=== EXERCISE AIM ===
Print exactly the lines below between the line containing "Reproduce this chart" and the line containing "import pandas as pd", counting both of those lines. Leave pictures out.
———
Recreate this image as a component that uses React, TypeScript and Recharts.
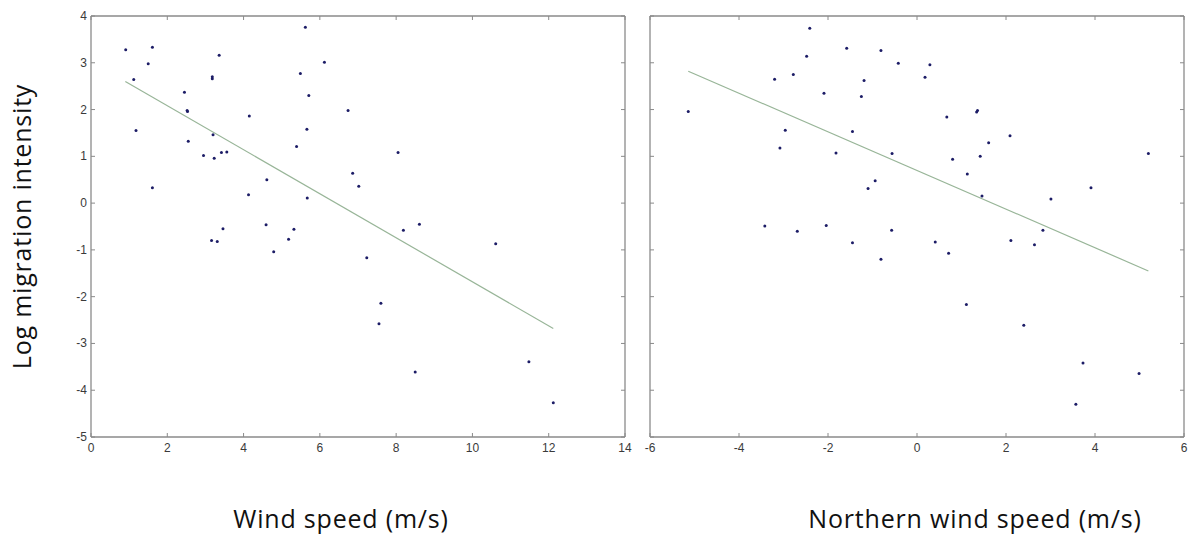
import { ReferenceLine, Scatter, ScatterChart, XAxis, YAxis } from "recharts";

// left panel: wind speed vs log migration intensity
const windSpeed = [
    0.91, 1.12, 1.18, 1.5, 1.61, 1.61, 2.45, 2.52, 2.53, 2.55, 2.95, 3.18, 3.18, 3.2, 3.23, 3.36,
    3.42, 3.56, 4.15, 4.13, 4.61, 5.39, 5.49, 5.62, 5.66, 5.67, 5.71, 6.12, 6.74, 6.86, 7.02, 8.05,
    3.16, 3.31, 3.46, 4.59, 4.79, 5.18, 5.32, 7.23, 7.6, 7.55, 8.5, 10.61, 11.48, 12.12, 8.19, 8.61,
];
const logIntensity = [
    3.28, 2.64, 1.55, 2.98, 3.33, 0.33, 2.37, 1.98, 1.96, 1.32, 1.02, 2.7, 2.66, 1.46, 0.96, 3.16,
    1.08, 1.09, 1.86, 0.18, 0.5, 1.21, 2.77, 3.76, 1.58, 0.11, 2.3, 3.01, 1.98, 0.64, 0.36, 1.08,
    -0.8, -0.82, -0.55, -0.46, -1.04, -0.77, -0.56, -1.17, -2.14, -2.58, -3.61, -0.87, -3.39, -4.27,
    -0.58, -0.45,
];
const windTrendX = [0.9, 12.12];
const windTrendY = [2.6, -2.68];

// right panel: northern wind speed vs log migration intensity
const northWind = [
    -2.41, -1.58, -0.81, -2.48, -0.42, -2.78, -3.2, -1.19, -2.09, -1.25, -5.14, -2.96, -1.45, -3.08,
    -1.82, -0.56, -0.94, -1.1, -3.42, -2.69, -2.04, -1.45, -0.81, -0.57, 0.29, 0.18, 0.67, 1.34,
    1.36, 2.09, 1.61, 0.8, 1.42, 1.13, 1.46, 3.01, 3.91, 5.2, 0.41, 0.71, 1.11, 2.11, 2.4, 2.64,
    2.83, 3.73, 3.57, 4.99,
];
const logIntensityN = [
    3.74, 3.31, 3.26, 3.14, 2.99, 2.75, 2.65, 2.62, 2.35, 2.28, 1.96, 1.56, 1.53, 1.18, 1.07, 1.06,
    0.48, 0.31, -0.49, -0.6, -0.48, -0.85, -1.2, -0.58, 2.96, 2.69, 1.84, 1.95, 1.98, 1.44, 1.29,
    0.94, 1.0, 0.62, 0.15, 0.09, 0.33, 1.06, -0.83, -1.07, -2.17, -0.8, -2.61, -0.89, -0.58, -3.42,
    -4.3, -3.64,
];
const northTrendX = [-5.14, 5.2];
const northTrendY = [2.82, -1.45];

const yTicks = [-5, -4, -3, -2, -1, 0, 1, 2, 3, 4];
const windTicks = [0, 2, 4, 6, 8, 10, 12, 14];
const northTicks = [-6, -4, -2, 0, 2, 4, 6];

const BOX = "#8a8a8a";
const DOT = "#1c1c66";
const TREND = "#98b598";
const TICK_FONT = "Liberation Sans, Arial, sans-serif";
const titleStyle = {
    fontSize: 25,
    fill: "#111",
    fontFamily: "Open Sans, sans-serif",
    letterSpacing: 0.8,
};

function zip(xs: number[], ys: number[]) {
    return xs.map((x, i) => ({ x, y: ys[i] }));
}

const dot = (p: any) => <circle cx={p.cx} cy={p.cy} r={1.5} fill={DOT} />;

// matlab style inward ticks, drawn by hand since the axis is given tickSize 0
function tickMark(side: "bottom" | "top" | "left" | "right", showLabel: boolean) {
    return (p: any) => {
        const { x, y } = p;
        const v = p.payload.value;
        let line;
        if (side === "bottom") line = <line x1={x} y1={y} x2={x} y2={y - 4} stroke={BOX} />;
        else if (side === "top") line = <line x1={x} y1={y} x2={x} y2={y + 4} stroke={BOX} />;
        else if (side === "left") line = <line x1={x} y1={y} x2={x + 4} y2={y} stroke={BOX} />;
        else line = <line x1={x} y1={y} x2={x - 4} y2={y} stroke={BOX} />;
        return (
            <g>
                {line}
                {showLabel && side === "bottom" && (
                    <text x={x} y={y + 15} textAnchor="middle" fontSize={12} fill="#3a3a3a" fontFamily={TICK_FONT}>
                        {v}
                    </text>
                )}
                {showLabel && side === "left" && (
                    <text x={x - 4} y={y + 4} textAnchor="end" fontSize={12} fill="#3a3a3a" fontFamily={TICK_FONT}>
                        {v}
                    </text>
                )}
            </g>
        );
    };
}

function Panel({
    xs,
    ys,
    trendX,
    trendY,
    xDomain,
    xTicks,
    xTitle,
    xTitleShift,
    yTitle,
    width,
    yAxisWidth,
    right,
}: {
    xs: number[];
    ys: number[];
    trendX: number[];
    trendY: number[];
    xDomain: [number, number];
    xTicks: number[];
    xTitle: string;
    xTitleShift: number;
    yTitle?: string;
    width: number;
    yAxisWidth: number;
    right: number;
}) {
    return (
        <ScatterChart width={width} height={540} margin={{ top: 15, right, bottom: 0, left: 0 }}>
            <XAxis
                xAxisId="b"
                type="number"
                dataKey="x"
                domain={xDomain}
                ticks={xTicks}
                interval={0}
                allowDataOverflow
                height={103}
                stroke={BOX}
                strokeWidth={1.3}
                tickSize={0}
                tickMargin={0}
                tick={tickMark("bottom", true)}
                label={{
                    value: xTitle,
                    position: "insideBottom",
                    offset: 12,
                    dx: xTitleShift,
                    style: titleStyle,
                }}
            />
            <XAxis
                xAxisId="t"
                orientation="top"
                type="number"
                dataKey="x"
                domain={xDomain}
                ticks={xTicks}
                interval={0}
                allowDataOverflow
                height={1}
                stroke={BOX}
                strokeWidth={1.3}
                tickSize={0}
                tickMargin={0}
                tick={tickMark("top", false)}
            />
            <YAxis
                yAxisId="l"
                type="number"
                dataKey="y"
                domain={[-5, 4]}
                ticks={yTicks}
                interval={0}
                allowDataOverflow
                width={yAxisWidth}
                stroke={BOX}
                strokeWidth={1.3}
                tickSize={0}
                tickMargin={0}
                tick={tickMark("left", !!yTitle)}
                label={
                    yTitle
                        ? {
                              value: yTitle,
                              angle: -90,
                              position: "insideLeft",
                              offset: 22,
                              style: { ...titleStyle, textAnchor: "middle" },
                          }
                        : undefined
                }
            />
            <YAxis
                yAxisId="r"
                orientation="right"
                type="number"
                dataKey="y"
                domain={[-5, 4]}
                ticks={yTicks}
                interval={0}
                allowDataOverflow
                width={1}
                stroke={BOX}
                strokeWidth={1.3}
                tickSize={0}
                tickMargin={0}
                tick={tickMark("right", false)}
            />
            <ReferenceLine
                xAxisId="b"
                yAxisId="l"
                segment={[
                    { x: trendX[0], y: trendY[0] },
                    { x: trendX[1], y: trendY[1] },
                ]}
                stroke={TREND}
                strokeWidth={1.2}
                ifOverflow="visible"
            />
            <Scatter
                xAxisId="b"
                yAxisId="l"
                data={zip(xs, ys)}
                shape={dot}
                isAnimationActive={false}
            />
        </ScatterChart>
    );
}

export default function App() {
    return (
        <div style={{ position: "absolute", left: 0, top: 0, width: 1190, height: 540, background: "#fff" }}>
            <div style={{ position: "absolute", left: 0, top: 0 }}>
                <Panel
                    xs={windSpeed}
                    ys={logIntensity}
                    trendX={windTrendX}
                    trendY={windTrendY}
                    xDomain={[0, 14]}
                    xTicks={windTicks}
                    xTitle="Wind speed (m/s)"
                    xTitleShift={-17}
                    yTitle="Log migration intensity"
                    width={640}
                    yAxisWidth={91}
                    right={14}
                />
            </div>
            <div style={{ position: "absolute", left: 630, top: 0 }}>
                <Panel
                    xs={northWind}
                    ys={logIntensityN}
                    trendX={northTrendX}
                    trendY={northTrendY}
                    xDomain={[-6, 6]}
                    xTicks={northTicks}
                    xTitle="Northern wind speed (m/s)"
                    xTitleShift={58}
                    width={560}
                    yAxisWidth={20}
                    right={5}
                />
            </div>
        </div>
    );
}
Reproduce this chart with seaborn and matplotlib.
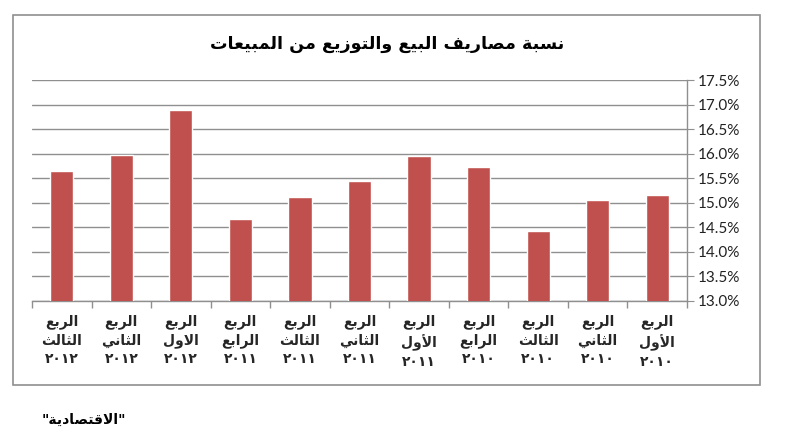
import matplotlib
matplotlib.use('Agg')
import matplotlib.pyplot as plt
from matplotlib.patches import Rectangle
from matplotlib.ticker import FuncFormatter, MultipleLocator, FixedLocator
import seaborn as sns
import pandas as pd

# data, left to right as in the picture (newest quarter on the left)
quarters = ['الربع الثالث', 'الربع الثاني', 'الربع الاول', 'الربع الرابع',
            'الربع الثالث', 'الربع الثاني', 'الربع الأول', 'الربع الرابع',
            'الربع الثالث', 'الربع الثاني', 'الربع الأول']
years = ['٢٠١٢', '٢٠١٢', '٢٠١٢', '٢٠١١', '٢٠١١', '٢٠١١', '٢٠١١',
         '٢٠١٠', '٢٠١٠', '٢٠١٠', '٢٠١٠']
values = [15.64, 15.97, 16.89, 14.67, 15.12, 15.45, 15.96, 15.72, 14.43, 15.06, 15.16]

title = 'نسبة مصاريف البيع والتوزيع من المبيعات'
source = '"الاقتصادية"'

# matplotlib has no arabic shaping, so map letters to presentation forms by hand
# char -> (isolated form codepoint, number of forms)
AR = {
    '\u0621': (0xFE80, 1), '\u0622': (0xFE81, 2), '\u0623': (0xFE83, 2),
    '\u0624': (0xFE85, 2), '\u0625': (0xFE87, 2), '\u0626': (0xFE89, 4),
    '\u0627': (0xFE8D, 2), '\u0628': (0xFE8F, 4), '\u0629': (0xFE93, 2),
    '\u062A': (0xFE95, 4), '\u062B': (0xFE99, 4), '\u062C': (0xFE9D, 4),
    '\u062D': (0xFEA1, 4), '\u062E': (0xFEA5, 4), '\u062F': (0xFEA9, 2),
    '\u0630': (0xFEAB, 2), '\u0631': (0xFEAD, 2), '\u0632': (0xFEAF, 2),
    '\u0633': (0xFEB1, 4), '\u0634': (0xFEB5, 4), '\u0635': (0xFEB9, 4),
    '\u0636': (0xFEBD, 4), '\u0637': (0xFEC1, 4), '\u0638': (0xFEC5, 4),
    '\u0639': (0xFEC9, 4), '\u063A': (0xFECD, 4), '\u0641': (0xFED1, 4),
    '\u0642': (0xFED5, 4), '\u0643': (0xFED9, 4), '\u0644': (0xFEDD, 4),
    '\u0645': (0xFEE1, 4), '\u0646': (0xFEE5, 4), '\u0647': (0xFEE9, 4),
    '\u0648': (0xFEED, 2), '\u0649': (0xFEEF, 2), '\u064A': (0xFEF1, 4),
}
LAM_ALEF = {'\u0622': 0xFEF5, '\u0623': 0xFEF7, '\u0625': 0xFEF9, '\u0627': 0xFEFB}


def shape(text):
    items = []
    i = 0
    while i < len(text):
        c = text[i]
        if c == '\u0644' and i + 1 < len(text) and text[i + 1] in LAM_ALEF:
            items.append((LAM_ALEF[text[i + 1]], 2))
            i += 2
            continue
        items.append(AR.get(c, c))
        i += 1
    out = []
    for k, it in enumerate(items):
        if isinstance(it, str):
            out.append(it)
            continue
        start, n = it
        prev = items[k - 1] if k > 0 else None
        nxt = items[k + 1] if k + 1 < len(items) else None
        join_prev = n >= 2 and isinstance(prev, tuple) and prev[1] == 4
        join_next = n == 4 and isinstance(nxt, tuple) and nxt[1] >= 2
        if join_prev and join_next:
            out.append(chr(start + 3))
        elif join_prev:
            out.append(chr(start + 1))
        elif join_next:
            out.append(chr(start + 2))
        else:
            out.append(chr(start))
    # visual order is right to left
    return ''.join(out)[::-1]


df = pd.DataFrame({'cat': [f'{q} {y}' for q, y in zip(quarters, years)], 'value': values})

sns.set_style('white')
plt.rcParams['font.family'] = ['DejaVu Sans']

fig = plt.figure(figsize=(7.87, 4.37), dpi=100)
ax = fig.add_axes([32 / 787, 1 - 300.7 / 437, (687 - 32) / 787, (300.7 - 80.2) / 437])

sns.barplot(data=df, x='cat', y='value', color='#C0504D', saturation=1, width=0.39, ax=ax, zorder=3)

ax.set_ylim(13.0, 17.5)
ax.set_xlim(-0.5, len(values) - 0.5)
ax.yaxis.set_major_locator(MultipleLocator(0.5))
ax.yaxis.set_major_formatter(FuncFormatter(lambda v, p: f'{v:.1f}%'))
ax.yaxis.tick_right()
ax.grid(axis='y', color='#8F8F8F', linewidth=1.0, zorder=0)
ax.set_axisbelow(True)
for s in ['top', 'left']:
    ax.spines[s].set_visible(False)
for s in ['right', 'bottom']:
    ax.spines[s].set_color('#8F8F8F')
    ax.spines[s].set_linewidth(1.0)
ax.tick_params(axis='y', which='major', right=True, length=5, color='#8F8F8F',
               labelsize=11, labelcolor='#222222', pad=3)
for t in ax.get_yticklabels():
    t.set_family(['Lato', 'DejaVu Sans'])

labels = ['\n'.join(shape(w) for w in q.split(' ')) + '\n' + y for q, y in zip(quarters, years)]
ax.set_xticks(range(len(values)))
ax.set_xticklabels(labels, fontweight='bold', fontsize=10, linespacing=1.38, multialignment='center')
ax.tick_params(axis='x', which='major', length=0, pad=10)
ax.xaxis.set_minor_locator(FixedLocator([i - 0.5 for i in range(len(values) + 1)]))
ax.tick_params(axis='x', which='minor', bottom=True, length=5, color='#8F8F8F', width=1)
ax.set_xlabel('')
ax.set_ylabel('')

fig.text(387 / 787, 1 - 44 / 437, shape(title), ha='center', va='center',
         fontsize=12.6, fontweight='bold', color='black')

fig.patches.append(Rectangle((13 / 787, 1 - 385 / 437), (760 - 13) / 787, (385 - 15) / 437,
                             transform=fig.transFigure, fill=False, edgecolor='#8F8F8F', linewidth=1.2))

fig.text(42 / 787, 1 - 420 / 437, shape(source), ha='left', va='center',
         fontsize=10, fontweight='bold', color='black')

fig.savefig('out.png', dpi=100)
———
=== FINAL RESULT ===
Reproduce this chart with seaborn and matplotlib.
import matplotlib
matplotlib.use('Agg')
import matplotlib.pyplot as plt
from matplotlib.patches import Rectangle
from matplotlib.ticker import FuncFormatter, MultipleLocator, FixedLocator
import seaborn as sns
import pandas as pd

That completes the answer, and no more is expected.